Everyone is suddenly waking up to the horrors of the "fiscal cliff" that arrives on January 1, 2013, but the real clear and present danger keeps getting misdiagnosed. It's the taxes, not the spending.
On Capitol Hill Thursday, Federal Reserve Chairman Ben Bernanke didn't endorse one more round of monetary easing. But he did join the Keynesian chorus decrying "a severe tightening of fiscal policy at the beginning of next year that is built into current law—the so-called fiscal cliff [which] would, if allowed to occur, pose a significant threat to the recovery."
His recommendation to Congress: "I am telling you, try to avoid a situation where you have a massive cut in spending and an increase in taxes hitting all at the same time, as opposed to spreading them out over time." Just what Congress needed: a lecture not to cut spending.
At least Mr. Bernanke got it half right. There are two distinct fiscal cliffs ahead:
first, the rise in tax rates because the Bush reductions are set to expire under current law. This is dangerous and should be postponed pending a reform of the tax code.
The second cliff is the $1.2 trillion in automatic cuts in military and domestic discretionary spending over the next decade as agreed to in last year's debt-ceiling deal. In 2013 these cuts come to roughly $126 billion. The depth of the defense cuts would damage national security, but the economic impact of all of those spending cuts would be benign, even beneficial. ...
[T]he cliff that could break the economy's neck is the scheduled tax hikes. These include a tripling of the tax on dividends, a near 60% increase in the capital gains rate, a 20% increase in personal income-tax rates that will hit small businesses, and the repeal of tax breaks allowing businesses to write-off capital purchases. (See the nearby table for the comparisons.) ...

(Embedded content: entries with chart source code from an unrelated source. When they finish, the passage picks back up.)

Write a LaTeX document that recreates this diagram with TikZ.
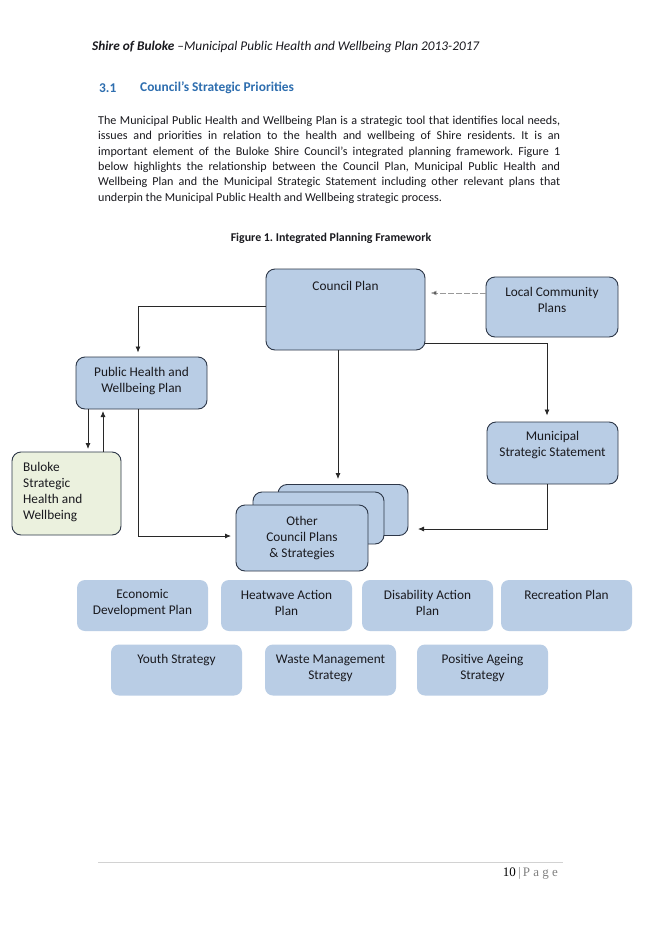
\documentclass[tikz,border=0pt]{standalone}
\usepackage{fontspec}
\setmainfont{Carlito}
\newfontfamily\pagefont{Liberation Serif}
\usetikzlibrary{arrows.meta}
\definecolor{boxfill}{RGB}{185,205,229}
\definecolor{boxline}{RGB}{45,55,72}
\definecolor{greenfill}{RGB}{235,241,222}
\definecolor{headblue}{RGB}{46,110,175}
\definecolor{txtcol}{RGB}{25,25,30}
\definecolor{linecol}{RGB}{40,40,40}
\tikzset{
  box/.style={draw=boxline, fill=boxfill, rounded corners=9pt, line width=0.9pt, inner sep=0pt},
  gbox/.style={draw=boxline, fill=greenfill, rounded corners=9pt, line width=0.9pt, inner sep=0pt},
  flatbox/.style={fill=boxfill, rounded corners=8pt, inner sep=0pt, minimum width=131pt, minimum height=51pt},
  lbl/.style={text=txtcol, font=\fontsize{13.3}{16}\selectfont, align=center, inner sep=0pt},
  conn/.style={draw=linecol, line width=0.8pt},
  arr/.style={conn, -{Latex[length=6pt,width=5pt]}},
}
\frenchspacing
\begin{document}
\begin{tikzpicture}[x=1pt,y=-1pt]
\useasboundingbox (0,0) rectangle (660,934);
\fill[white] (0,0) rectangle (660,934);
% header
\node[anchor=west, inner sep=0pt, text=txtcol, font=\fontsize{13.3}{15}\selectfont] (hdr) at (92,47) {{\bfseries\itshape Shire of Buloke} \itshape–Municipal Public Health and Wellbeing Plan 2013-2017};
% heading
\node[anchor=west, inner sep=0pt, text=headblue, font=\bfseries\fontsize{13.4}{16}\selectfont] (secnum) at (99,88) {3.1};
\node[anchor=west, inner sep=0pt, text=headblue, font=\bfseries\fontsize{13.4}{16}\selectfont] (sectitle) at (140,88) {Council’s Strategic Priorities};
% paragraph
\node[anchor=north west, inner sep=0pt, text width=462pt, align=justify, text=txtcol, font=\fontsize{12.1}{15.3}\selectfont] (para) at (98,116) {The Municipal Public Health and Wellbeing Plan is a strategic tool that identifies local needs,\linebreak issues and priorities in relation to the health and wellbeing of Shire residents. It is an\linebreak important element of the Buloke Shire Council’s integrated planning framework. Figure 1\linebreak below highlights the relationship between the Council Plan, Municipal Public Health and\linebreak Wellbeing Plan and the Municipal Strategic Statement including other relevant plans that\linebreak underpin the Municipal Public Health and Wellbeing strategic process.};
% figure title
\node[inner sep=0pt, text=txtcol, font=\bfseries\fontsize{11.9}{13}\selectfont] (figtitle) at (331,238) {Figure 1. Integrated Planning Framework};

% main boxes
\node[box, minimum width=159pt, minimum height=81pt] (cp) at (345.5,309.5) {};
\node[lbl] (cpt) at (345.5,286) {Council Plan};
\node[box, minimum width=132pt, minimum height=60pt] (lcp) at (552,307) {};
\node[lbl] (lcpt) at (552,300) {Local Community\\Plans};
\node[box, minimum width=131pt, minimum height=52pt] (ph) at (141.5,383) {};
\node[lbl] (pht) at (141.5,381) {Public Health and\\Wellbeing Plan};
\node[box, minimum width=131pt, minimum height=62pt] (mss) at (552.5,453) {};
\node[lbl] (msst) at (552.5,445) {Municipal\\Strategic Statement};
\node[gbox, minimum width=109pt, minimum height=83pt] (bul) at (66.5,493.5) {};
\node[lbl, align=left, anchor=north west] (bult) at (23,462) {Buloke\\Strategic\\Health and\\Wellbeing};
% stacked boxes
\node[box, minimum width=130pt, minimum height=51pt] (back) at (343,510) {};
\node[box, minimum width=131pt, minimum height=52pt] (mid) at (318.5,518) {};
\node[box, minimum width=132pt, minimum height=66pt] (front) at (302,538) {};
\node[lbl] (frontt) at (302,538) {Other\\Council Plans\\\& Strategies};

% bottom boxes
\node[flatbox] (edp) at (142.5,605.5) {};
\node[lbl] (edpt) at (142.5,603) {Economic\\Development Plan};
\node[flatbox] (hap) at (286.5,605.5) {};
\node[lbl] (hapt) at (286.5,603) {Heatwave Action\\Plan};
\node[flatbox] (dap) at (427.5,605.5) {};
\node[lbl] (dapt) at (427.5,603) {Disability Action\\Plan};
\node[flatbox] (rp) at (566.5,605.5) {};
\node[lbl] (rpt) at (566.5,595) {Recreation Plan};
\node[flatbox] (ys) at (176.5,670) {};
\node[lbl] (yst) at (176.5,660) {Youth Strategy};
\node[flatbox] (wms) at (330.5,670) {};
\node[lbl] (wmst) at (330.5,668) {Waste Management\\Strategy};
\node[flatbox] (pas) at (482.5,670) {};
\node[lbl] (past) at (482.5,668) {Positive Ageing\\Strategy};

% connectors
\coordinate (cpL) at (266,306);
\draw[arr, shorten >=4pt] (cpL) -| ([xshift=-3.5pt]ph.north);
\coordinate (cpB) at (338,350);
\draw[arr, shorten >=5pt] (cpB) -- (cpB |- back.north);
\coordinate (cpR) at (425,343);
\coordinate (mssT) at (547,421.5);
\draw[arr, shorten >=6pt] (cpR) -| (mssT);
\coordinate (lcpL) at (486,293);
\draw[draw=gray!80, line width=0.8pt, dash pattern=on 6pt off 2pt, shorten >=5pt, arrows={-Latex[length=6pt,width=5pt,fill=linecol]}] (lcpL) -- (lcpL -| cp.east);
\coordinate (mssB) at (547,484);
\coordinate (backR) at (408,529);
\draw[arr, shorten >=10pt] (mssB) |- (backR);
\coordinate (phB) at (138,409);
\coordinate (frontL) at (236,536);
\draw[arr, shorten >=5pt] (phB) |- (frontL);
\coordinate (phB1) at (88,409);
\coordinate (bulT1) at (88,452);
\draw[arr, shorten >=3pt] (phB1) -- (bulT1);
\coordinate (phB2) at (103,409);
\coordinate (bulT2) at (103,452);
\draw[arr, shorten >=2pt] (bulT2) -- (phB2);

% footer
\coordinate (ruleL) at (98,862);
\coordinate (ruleR) at (563,862);
\draw[draw=gray!35, line width=0.6pt] (ruleL) -- (ruleR);
\node[anchor=east, inner sep=0pt, font=\pagefont\fontsize{13}{15}\selectfont] (pg) at (558,873) {10\,{\color{gray}|\,\addfontfeature{LetterSpace=25}Page}};
\end{tikzpicture}
\end{document}
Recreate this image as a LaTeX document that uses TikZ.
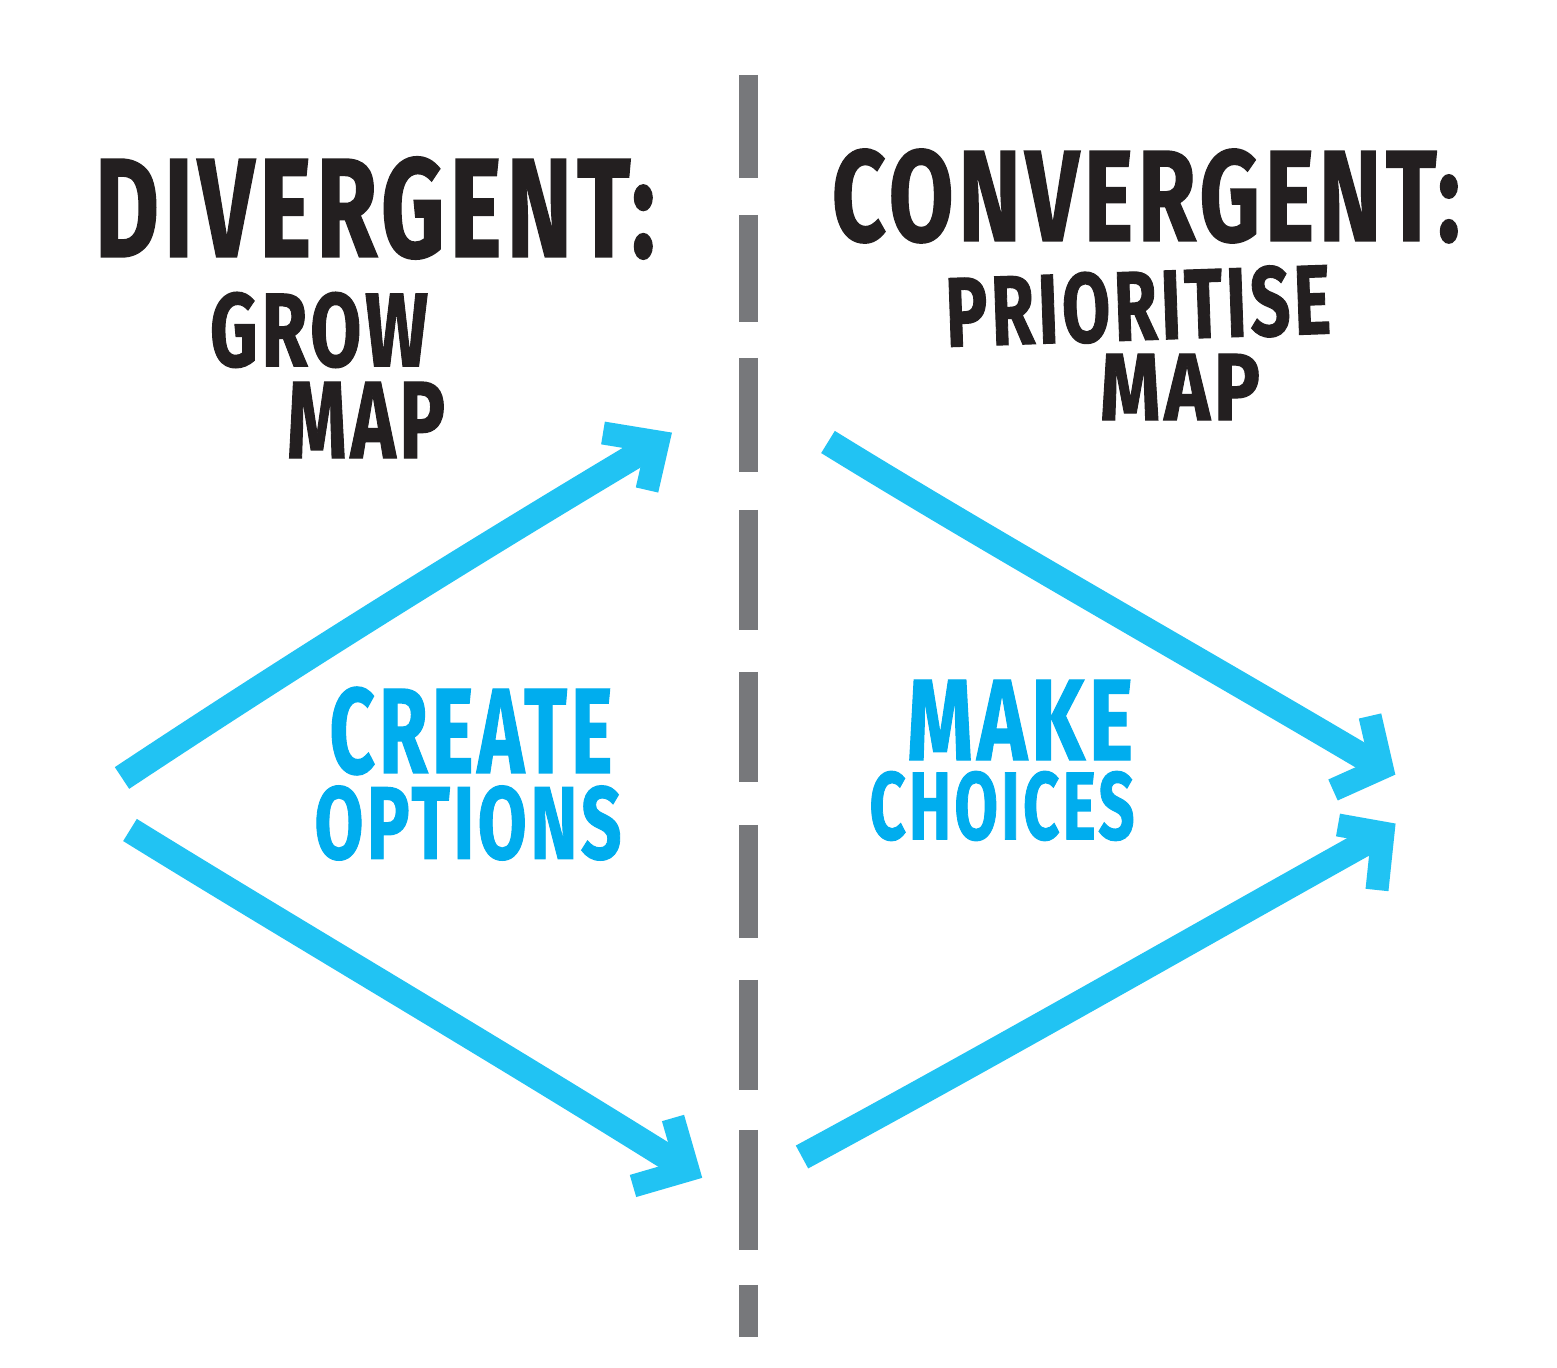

After a five-year spending binge and $5 trillion in new debt, markets want to know if Washington can control its tax and spending appetites. Any such signal would be bullish for growth. In the faux debate between growth and austerity, the Keynesians have deliberately confused the terms. They want to impose austerity on the private economy with tax increases. But for the private economy to grow faster, we need austerity for the government.